The building was designed to be among the most eco-friendly museums in the United States. Its special environmental features include solar panels on the roof, cold-water pipelines run below the floor to reduce air conditioning, landscaping with low-irrigation native foliage, and extensive water reclamation. In 2008, it was awarded LEED Platinum Status by the US Green Building Council, their highest rating, and was the first museum in the United States to receive the recognition. The museum's public displays are housed in the permanent gallery, with another gallery housing temporary and traveling exhibits. The collections are held in the repository, not open to the public, which features, fully motorized compactor shelving units. The Collections Repository holds many paleontological and archaeological collections of Riverside County projects.
Exhibits
The museum features a long exterior walkway that holds a life-on-Earth time line. The welcome lobby features high walls with re-created paleontological strata and reproduction fossils projecting from the walls.
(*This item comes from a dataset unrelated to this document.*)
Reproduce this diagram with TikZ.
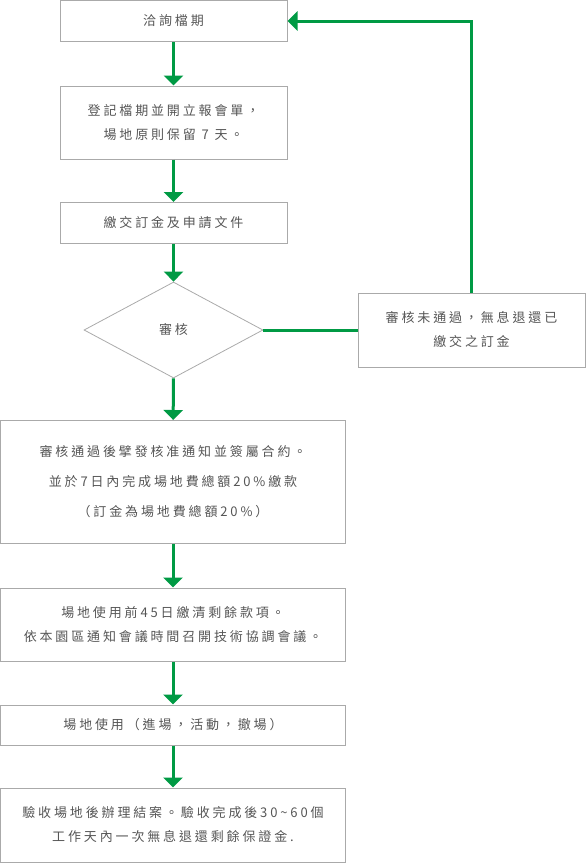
\documentclass[tikz,border=0pt]{standalone}
\usepackage{fontspec}
\newfontfamily\cjk[Script=CJK, Language=Chinese Traditional, LetterSpace=22]{Noto Sans CJK TC}
\usetikzlibrary{arrows.meta,shapes.geometric}
\definecolor{flowgreen}{RGB}{0,154,68}
\definecolor{boxgray}{RGB}{170,170,170}
\definecolor{textgray}{RGB}{85,85,85}
\begin{document}
\begin{tikzpicture}[
  x=1pt,
  y=-1pt,
  line cap=butt,
  line join=miter,
  stepbox/.style={draw=boxgray, line width=1pt, inner sep=0pt,
    text=textgray, align=center, font=\cjk\fontsize{13}{24}\selectfont},
  narrowbox/.style={stepbox, minimum width=227pt},
  widebox/.style={stepbox, minimum width=345pt},
  flow/.style={draw=flowgreen, line width=3pt,
    -{Triangle[width=19pt,length=10pt]}},
  link/.style={draw=flowgreen, line width=3pt}
]
  \useasboundingbox (0,0) rectangle (586,863);

  % Verhnii ryad: zapros i registratsiya
  \node[narrowbox, minimum height=41pt] (ask) at (173.5,21) {洽詢檔期};
  \node[narrowbox, minimum height=73pt] (book) at (173.5,122.5)
    {登記檔期並開立報會單，\\場地原則保留 7 天。};
  \node[narrowbox, minimum height=41pt] (deposit) at (173.5,223) {繳交訂金及申請文件};

  % Proverka
  \node[diamond, draw=boxgray, line width=0.8pt, inner sep=0pt, aspect=1.86,
    minimum width=179pt, minimum height=96pt, text=textgray,
    font=\cjk\fontsize{13}{24}\selectfont] (review) at (173.5,330) {審核};
  \node[narrowbox, minimum height=74pt] (reject) at (471.5,330)
    {審核未通過，無息退還已\\繳交之訂金};

  % Nizhnii ryad: dogovor i ispolzovanie
  \node[widebox, minimum height=123pt,
    font=\cjk\fontsize{13}{30}\selectfont] (contract) at (173,482)
    {審核通過後擘發核准通知並簽屬合約。\\並於7日內完成場地費總額20\%繳款\\（訂金為場地費總額20\%）};
  \node[widebox, minimum height=73pt] (payoff) at (173,624.5)
    {場地使用前45日繳清剩餘款項。\\依本園區通知會議時間召開技術協調會議。};
  \node[widebox, minimum height=40pt] (use) at (173,725)
    {場地使用（進場，活動，撤場）};
  \node[widebox, minimum height=74pt] (close) at (173,825)
    {驗收場地後辦理結案。驗收完成後30\textasciitilde60個\\工作天內一次無息退還剩餘保證金.};

  % Strelki
  \draw[flow] (ask) -- (book);
  \draw[flow] (book) -- (deposit);
  \draw[flow] (deposit) -- (review);
  \draw[flow] (review) -- (contract);
  \draw[flow] (contract) -- (payoff);
  \draw[flow] (payoff) -- (use);
  \draw[flow] (use) -- (close);

  % Vozvrat pri otkaze
  \draw[link] (review.east) -- (reject.west);
  \draw[flow] (reject.north) |- (ask.east);
\end{tikzpicture}
\end{document}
The tour of the permanent gallery begins with interactive exhibits on the natural history of Domenigoni and Diamond Valleys, continuing through displays on European and Native American culture and history from the area. Among the artifacts on display are pieces donated by the Domenigoni family, the original settlers of the valley, and the Soboba band of Luiseño Indians that inhabited the area before them. Visitors can view two movies on the construction of Diamond Valley Lake, and the fauna of the Pleistocene in the Diamond and Domenigoni Valleys, shown in a 270 degree immersive theater that shakes with the movies. From there, visitors proceed to the paleontology gallery, replete with fossils recovered and studied by scientists from the San Bernardino County Museum. The highlights of this gallery are the skeletons of "Max", the largest mastodon ever discovered in the western United States, and "Xena", a Columbian mammoth. Also featured in the gallery is "Li'l Stevie", one of the most complete mastodons known from the western United States, who is displayed unreconstructed and still partially buried as found when it was first uncovered. The gallery also features the skeletons of a Harlan's ground sloth, and interactive displays on the disciplines of archaeology and paleontology. Visitors can also visit temporary traveling exhibits in the temporary exhibit area. The museum also features a full-scale simulated archaeology and paleontology dig site, which opened for its first student excavations in the spring of 2009. It is currently being used by WSC staff, in association with local K-12 schools and colleges, to teach proper excavation methodology to students. It is also open for museum visitors to view an active dig site in process.